Challenge
Below is some material; set it all down exactly, apart from the pictures.

Recorded information
>> Start

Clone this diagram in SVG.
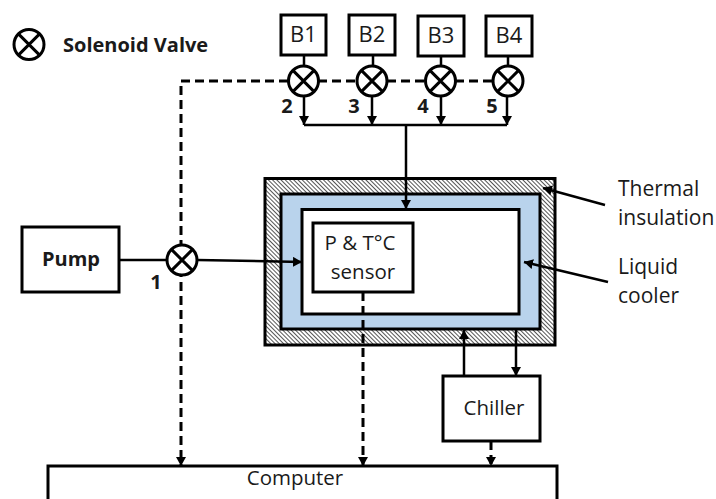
<svg xmlns="http://www.w3.org/2000/svg" width="716" height="499" viewBox="0 0 716 499">
<style>
text{font-family:"Open Sans","Noto Sans","Liberation Sans",sans-serif;fill:#1a1a1a;font-size:20.500px}
.c{text-anchor:middle}
.b{font-weight:700;font-size:20px}
.k{font-size:22px}
.r{font-size:21px}
.box{fill:#fff;stroke:#000;stroke-width:3}
.ln{fill:none;stroke:#000;stroke-width:2.500}
.d{stroke-width:3;stroke-dasharray:9 5}
.vc{fill:#fff;stroke:#000;stroke-width:3}
.vx{fill:none;stroke:#000;stroke-width:3}
</style>
<defs>
<pattern id="h" width="3" height="3" patternUnits="userSpaceOnUse" patternTransform="rotate(45)"><rect width="3" height="3" fill="#fff"/><rect width="3" height="1" fill="#555"/></pattern>
<marker id="a" markerUnits="userSpaceOnUse" markerWidth="10" markerHeight="10" refX="9" refY="5" orient="auto"><path d="M0 0L9 5L0 10Z" fill="#000"/></marker>
</defs>
<g id="chamber">
<rect x="265" y="178.500" width="290" height="166.500" fill="url(#h)" stroke="#000" stroke-width="3"/>
<rect x="281" y="194" width="259" height="135" fill="#b9d3ec" stroke="#000" stroke-width="3"/>
<rect x="302" y="209.500" width="217" height="104.500" class="box"/>
</g>
<g id="connectors">
<path class="ln d" d="M288 81H181V466" marker-end="url(#a)"/>
<path class="ln d" d="M318 81H358M387 81H426M455 81H494"/>
<path class="ln d" d="M363 292V466" marker-end="url(#a)"/>
<path class="ln d" d="M491 441V466" marker-end="url(#a)"/>
<path class="ln" d="M304 55V66M373 55V66M441 55V66M508 55V66"/>
<path class="ln" d="M304 96V125" marker-end="url(#a)"/>
<path class="ln" d="M372 96V125" marker-end="url(#a)"/>
<path class="ln" d="M441 96V125" marker-end="url(#a)"/>
<path class="ln" d="M507 96V125" marker-end="url(#a)"/>
<path class="ln" d="M304 125H507"/>
<path class="ln" d="M406 125V209" marker-end="url(#a)"/>
<path class="ln" d="M120 260H167"/>
<path class="ln" d="M197 260L302 262" marker-end="url(#a)"/>
<path class="ln" d="M464 376V330" marker-end="url(#a)"/>
<path class="ln" d="M516 329V376" marker-end="url(#a)"/>
<path class="ln" d="M605 205L543 188" marker-end="url(#a)"/>
<path class="ln" d="M608 282L524 262" marker-end="url(#a)"/>
</g>
<g id="legend"><circle class="vc" cx="29" cy="44.500" r="15"/><path class="vx" d="M18.400 33.900L39.600 55.100M18.400 55.100L39.600 33.900"/><text x="63" y="51.500" class="b">Solenoid Valve</text></g>
<g id="b1"><rect x="281" y="15" width="45" height="40" class="box"/><text x="303.500" y="42" class="c k">B1</text></g>
<g id="b2"><rect x="349" y="15" width="46" height="40" class="box"/><text x="372" y="42" class="c k">B2</text></g>
<g id="b3"><rect x="418" y="16" width="46" height="40" class="box"/><text x="441" y="43" class="c k">B3</text></g>
<g id="b4"><rect x="486" y="16" width="46" height="40" class="box"/><text x="509" y="43" class="c k">B4</text></g>
<g id="v2"><circle class="vc" cx="303.500" cy="81" r="15"/><path class="vx" d="M292.900 70.400L314.100 91.600M292.900 91.600L314.100 70.400"/><text x="287" y="113" class="c b">2</text></g>
<g id="v3"><circle class="vc" cx="372" cy="81" r="15"/><path class="vx" d="M361.400 70.400L382.600 91.600M361.400 91.600L382.600 70.400"/><text x="354" y="113" class="c b">3</text></g>
<g id="v4"><circle class="vc" cx="440.500" cy="81" r="15"/><path class="vx" d="M429.900 70.400L451.100 91.600M429.900 91.600L451.100 70.400"/><text x="423" y="113" class="c b">4</text></g>
<g id="v5"><circle class="vc" cx="508" cy="81" r="15"/><path class="vx" d="M497.400 70.400L518.600 91.600M497.400 91.600L518.600 70.400"/><text x="492" y="113" class="c b">5</text></g>
<g id="v1"><circle class="vc" cx="182" cy="260" r="15"/><path class="vx" d="M171.400 249.400L192.600 270.600M171.400 270.600L192.600 249.400"/><text x="156" y="289" class="c b">1</text></g>
<g id="pump"><rect x="22" y="227" width="97" height="65" class="box"/><text x="71" y="266" class="c b">Pump</text></g>
<g id="sensor"><rect x="313" y="223" width="100" height="69" class="box"/><text x="360" y="250" class="c">P &amp; T°C</text><text x="363" y="279" class="c">sensor</text></g>
<g id="chiller"><rect x="443" y="376" width="97" height="65" class="box"/><text x="494" y="415" class="c">Chiller</text></g>
<g id="computer"><rect x="48" y="466" width="509" height="45" class="box"/><text x="295" y="485" class="c">Computer</text></g>
<text x="618" y="196" class="r">Thermal</text>
<text x="618" y="225" class="r">insulation</text>
<text x="618" y="274" class="r">Liquid</text>
<text x="618" y="303" class="r">cooler</text>
</svg>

>> End

Completed task
Clone this diagram in SVG.
<svg xmlns="http://www.w3.org/2000/svg" width="716" height="499" viewBox="0 0 716 499">
<style>
text{font-family:"Open Sans","Noto Sans","Liberation Sans",sans-serif;fill:#1a1a1a;font-size:20.500px}
.c{text-anchor:middle}
.b{font-weight:700;font-size:20px}
.k{font-size:22px}
.r{font-size:21px}
.box{fill:#fff;stroke:#000;stroke-width:3}
.ln{fill:none;stroke:#000;stroke-width:2.500}
.d{stroke-width:3;stroke-dasharray:9 5}
.vc{fill:#fff;stroke:#000;stroke-width:3}
.vx{fill:none;stroke:#000;stroke-width:3}
</style>
<defs>
<pattern id="h" width="3" height="3" patternUnits="userSpaceOnUse" patternTransform="rotate(45)"><rect width="3" height="3" fill="#fff"/><rect width="3" height="1" fill="#555"/></pattern>
<marker id="a" markerUnits="userSpaceOnUse" markerWidth="10" markerHeight="10" refX="9" refY="5" orient="auto"><path d="M0 0L9 5L0 10Z" fill="#000"/></marker>
</defs>
<g id="chamber">
<rect x="265" y="178.500" width="290" height="166.500" fill="url(#h)" stroke="#000" stroke-width="3"/>
<rect x="281" y="194" width="259" height="135" fill="#b9d3ec" stroke="#000" stroke-width="3"/>
<rect x="302" y="209.500" width="217" height="104.500" class="box"/>
</g>
<g id="connectors">
<path class="ln d" d="M288 81H181V466" marker-end="url(#a)"/>
<path class="ln d" d="M318 81H358M387 81H426M455 81H494"/>
<path class="ln d" d="M363 292V466" marker-end="url(#a)"/>
<path class="ln d" d="M491 441V466" marker-end="url(#a)"/>
<path class="ln" d="M304 55V66M373 55V66M441 55V66M508 55V66"/>
<path class="ln" d="M304 96V125" marker-end="url(#a)"/>
<path class="ln" d="M372 96V125" marker-end="url(#a)"/>
<path class="ln" d="M441 96V125" marker-end="url(#a)"/>
<path class="ln" d="M507 96V125" marker-end="url(#a)"/>
<path class="ln" d="M304 125H507"/>
<path class="ln" d="M406 125V209" marker-end="url(#a)"/>
<path class="ln" d="M120 260H167"/>
<path class="ln" d="M197 260L302 262" marker-end="url(#a)"/>
<path class="ln" d="M464 376V330" marker-end="url(#a)"/>
<path class="ln" d="M516 329V376" marker-end="url(#a)"/>
<path class="ln" d="M605 205L543 188" marker-end="url(#a)"/>
<path class="ln" d="M608 282L524 262" marker-end="url(#a)"/>
</g>
<g id="legend"><circle class="vc" cx="29" cy="44.500" r="15"/><path class="vx" d="M18.400 33.900L39.600 55.100M18.400 55.100L39.600 33.900"/><text x="63" y="51.500" class="b">Solenoid Valve</text></g>
<g id="b1"><rect x="281" y="15" width="45" height="40" class="box"/><text x="303.500" y="42" class="c k">B1</text></g>
<g id="b2"><rect x="349" y="15" width="46" height="40" class="box"/><text x="372" y="42" class="c k">B2</text></g>
<g id="b3"><rect x="418" y="16" width="46" height="40" class="box"/><text x="441" y="43" class="c k">B3</text></g>
<g id="b4"><rect x="486" y="16" width="46" height="40" class="box"/><text x="509" y="43" class="c k">B4</text></g>
<g id="v2"><circle class="vc" cx="303.500" cy="81" r="15"/><path class="vx" d="M292.900 70.400L314.100 91.600M292.900 91.600L314.100 70.400"/><text x="287" y="113" class="c b">2</text></g>
<g id="v3"><circle class="vc" cx="372" cy="81" r="15"/><path class="vx" d="M361.400 70.400L382.600 91.600M361.400 91.600L382.600 70.400"/><text x="354" y="113" class="c b">3</text></g>
<g id="v4"><circle class="vc" cx="440.500" cy="81" r="15"/><path class="vx" d="M429.900 70.400L451.100 91.600M429.900 91.600L451.100 70.400"/><text x="423" y="113" class="c b">4</text></g>
<g id="v5"><circle class="vc" cx="508" cy="81" r="15"/><path class="vx" d="M497.400 70.400L518.600 91.600M497.400 91.600L518.600 70.400"/><text x="492" y="113" class="c b">5</text></g>
<g id="v1"><circle class="vc" cx="182" cy="260" r="15"/><path class="vx" d="M171.400 249.400L192.600 270.600M171.400 270.600L192.600 249.400"/><text x="156" y="289" class="c b">1</text></g>
<g id="pump"><rect x="22" y="227" width="97" height="65" class="box"/><text x="71" y="266" class="c b">Pump</text></g>
<g id="sensor"><rect x="313" y="223" width="100" height="69" class="box"/><text x="360" y="250" class="c">P &amp; T°C</text><text x="363" y="279" class="c">sensor</text></g>
<g id="chiller"><rect x="443" y="376" width="97" height="65" class="box"/><text x="494" y="415" class="c">Chiller</text></g>
<g id="computer"><rect x="48" y="466" width="509" height="45" class="box"/><text x="295" y="485" class="c">Computer</text></g>
<text x="618" y="196" class="r">Thermal</text>
<text x="618" y="225" class="r">insulation</text>
<text x="618" y="274" class="r">Liquid</text>
<text x="618" y="303" class="r">cooler</text>
</svg>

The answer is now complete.